### [Available data]

***

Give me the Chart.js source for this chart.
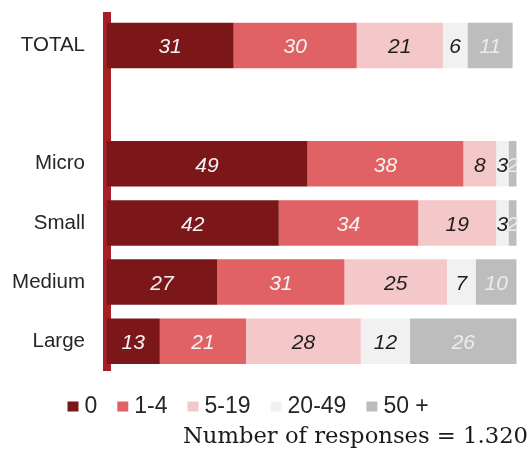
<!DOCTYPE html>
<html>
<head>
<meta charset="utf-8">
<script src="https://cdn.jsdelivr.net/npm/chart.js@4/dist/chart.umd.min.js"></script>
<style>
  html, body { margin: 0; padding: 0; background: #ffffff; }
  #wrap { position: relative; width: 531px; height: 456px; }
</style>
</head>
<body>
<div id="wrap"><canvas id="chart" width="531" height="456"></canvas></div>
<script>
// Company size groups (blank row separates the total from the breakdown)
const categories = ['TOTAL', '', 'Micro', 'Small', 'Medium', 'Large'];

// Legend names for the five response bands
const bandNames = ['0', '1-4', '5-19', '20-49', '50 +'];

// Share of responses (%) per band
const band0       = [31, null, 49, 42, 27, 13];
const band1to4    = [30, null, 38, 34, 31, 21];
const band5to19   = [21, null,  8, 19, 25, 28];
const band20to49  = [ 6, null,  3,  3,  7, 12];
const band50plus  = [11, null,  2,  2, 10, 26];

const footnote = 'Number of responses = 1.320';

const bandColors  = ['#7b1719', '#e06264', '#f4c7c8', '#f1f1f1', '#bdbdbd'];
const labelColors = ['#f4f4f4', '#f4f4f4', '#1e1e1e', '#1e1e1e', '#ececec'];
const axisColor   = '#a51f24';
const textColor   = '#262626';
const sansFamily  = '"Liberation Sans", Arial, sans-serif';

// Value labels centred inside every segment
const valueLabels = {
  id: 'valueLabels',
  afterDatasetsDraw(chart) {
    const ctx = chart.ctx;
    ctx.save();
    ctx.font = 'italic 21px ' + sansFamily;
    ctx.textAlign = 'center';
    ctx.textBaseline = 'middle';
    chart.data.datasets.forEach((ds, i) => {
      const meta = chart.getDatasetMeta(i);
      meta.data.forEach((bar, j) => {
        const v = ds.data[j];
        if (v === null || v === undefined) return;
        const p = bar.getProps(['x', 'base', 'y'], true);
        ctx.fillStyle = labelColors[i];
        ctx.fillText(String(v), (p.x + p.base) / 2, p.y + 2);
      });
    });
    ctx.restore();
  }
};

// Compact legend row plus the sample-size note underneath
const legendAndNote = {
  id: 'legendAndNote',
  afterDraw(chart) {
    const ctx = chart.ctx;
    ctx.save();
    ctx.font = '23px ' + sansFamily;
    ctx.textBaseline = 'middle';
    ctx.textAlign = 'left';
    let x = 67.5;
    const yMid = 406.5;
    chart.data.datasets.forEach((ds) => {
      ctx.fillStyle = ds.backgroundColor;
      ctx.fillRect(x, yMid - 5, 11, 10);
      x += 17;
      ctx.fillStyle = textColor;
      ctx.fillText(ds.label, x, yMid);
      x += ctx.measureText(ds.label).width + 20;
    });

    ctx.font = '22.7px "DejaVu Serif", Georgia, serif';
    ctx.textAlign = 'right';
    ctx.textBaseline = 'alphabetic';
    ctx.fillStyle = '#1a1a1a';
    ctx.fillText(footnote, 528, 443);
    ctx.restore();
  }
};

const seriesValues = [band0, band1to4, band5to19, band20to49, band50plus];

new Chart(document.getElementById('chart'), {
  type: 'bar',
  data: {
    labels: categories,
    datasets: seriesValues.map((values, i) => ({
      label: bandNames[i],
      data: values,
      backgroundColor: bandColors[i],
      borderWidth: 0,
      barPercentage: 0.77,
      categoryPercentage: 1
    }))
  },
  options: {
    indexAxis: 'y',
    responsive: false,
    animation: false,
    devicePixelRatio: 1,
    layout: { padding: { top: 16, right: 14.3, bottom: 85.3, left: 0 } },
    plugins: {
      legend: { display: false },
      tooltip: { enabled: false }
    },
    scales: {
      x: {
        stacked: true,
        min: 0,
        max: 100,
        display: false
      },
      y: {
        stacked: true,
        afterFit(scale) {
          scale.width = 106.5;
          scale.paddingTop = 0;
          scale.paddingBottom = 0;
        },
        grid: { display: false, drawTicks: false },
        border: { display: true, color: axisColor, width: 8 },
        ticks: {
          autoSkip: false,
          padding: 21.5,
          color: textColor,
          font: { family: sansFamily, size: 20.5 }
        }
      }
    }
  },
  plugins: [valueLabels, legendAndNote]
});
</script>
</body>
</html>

***

### [Brief]
Reproduce the material above verbatim; omit every picture.

### [Response below]
Give me the Chart.js source for this chart.
<!DOCTYPE html>
<html>
<head>
<meta charset="utf-8">
<script src="https://cdn.jsdelivr.net/npm/chart.js@4/dist/chart.umd.min.js"></script>
<style>
  html, body { margin: 0; padding: 0; background: #ffffff; }
  #wrap { position: relative; width: 531px; height: 456px; }
</style>
</head>
<body>
<div id="wrap"><canvas id="chart" width="531" height="456"></canvas></div>
<script>
// Company size groups (blank row separates the total from the breakdown)
const categories = ['TOTAL', '', 'Micro', 'Small', 'Medium', 'Large'];

// Legend names for the five response bands
const bandNames = ['0', '1-4', '5-19', '20-49', '50 +'];

// Share of responses (%) per band
const band0       = [31, null, 49, 42, 27, 13];
const band1to4    = [30, null, 38, 34, 31, 21];
const band5to19   = [21, null,  8, 19, 25, 28];
const band20to49  = [ 6, null,  3,  3,  7, 12];
const band50plus  = [11, null,  2,  2, 10, 26];

const footnote = 'Number of responses = 1.320';

const bandColors  = ['#7b1719', '#e06264', '#f4c7c8', '#f1f1f1', '#bdbdbd'];
const labelColors = ['#f4f4f4', '#f4f4f4', '#1e1e1e', '#1e1e1e', '#ececec'];
const axisColor   = '#a51f24';
const textColor   = '#262626';
const sansFamily  = '"Liberation Sans", Arial, sans-serif';

// Value labels centred inside every segment
const valueLabels = {
  id: 'valueLabels',
  afterDatasetsDraw(chart) {
    const ctx = chart.ctx;
    ctx.save();
    ctx.font = 'italic 21px ' + sansFamily;
    ctx.textAlign = 'center';
    ctx.textBaseline = 'middle';
    chart.data.datasets.forEach((ds, i) => {
      const meta = chart.getDatasetMeta(i);
      meta.data.forEach((bar, j) => {
        const v = ds.data[j];
        if (v === null || v === undefined) return;
        const p = bar.getProps(['x', 'base', 'y'], true);
        ctx.fillStyle = labelColors[i];
        ctx.fillText(String(v), (p.x + p.base) / 2, p.y + 2);
      });
    });
    ctx.restore();
  }
};

// Compact legend row plus the sample-size note underneath
const legendAndNote = {
  id: 'legendAndNote',
  afterDraw(chart) {
    const ctx = chart.ctx;
    ctx.save();
    ctx.font = '23px ' + sansFamily;
    ctx.textBaseline = 'middle';
    ctx.textAlign = 'left';
    let x = 67.5;
    const yMid = 406.5;
    chart.data.datasets.forEach((ds) => {
      ctx.fillStyle = ds.backgroundColor;
      ctx.fillRect(x, yMid - 5, 11, 10);
      x += 17;
      ctx.fillStyle = textColor;
      ctx.fillText(ds.label, x, yMid);
      x += ctx.measureText(ds.label).width + 20;
    });

    ctx.font = '22.7px "DejaVu Serif", Georgia, serif';
    ctx.textAlign = 'right';
    ctx.textBaseline = 'alphabetic';
    ctx.fillStyle = '#1a1a1a';
    ctx.fillText(footnote, 528, 443);
    ctx.restore();
  }
};

const seriesValues = [band0, band1to4, band5to19, band20to49, band50plus];

new Chart(document.getElementById('chart'), {
  type: 'bar',
  data: {
    labels: categories,
    datasets: seriesValues.map((values, i) => ({
      label: bandNames[i],
      data: values,
      backgroundColor: bandColors[i],
      borderWidth: 0,
      barPercentage: 0.77,
      categoryPercentage: 1
    }))
  },
  options: {
    indexAxis: 'y',
    responsive: false,
    animation: false,
    devicePixelRatio: 1,
    layout: { padding: { top: 16, right: 14.3, bottom: 85.3, left: 0 } },
    plugins: {
      legend: { display: false },
      tooltip: { enabled: false }
    },
    scales: {
      x: {
        stacked: true,
        min: 0,
        max: 100,
        display: false
      },
      y: {
        stacked: true,
        afterFit(scale) {
          scale.width = 106.5;
          scale.paddingTop = 0;
          scale.paddingBottom = 0;
        },
        grid: { display: false, drawTicks: false },
        border: { display: true, color: axisColor, width: 8 },
        ticks: {
          autoSkip: false,
          padding: 21.5,
          color: textColor,
          font: { family: sansFamily, size: 20.5 }
        }
      }
    }
  },
  plugins: [valueLabels, legendAndNote]
});
</script>
</body>
</html>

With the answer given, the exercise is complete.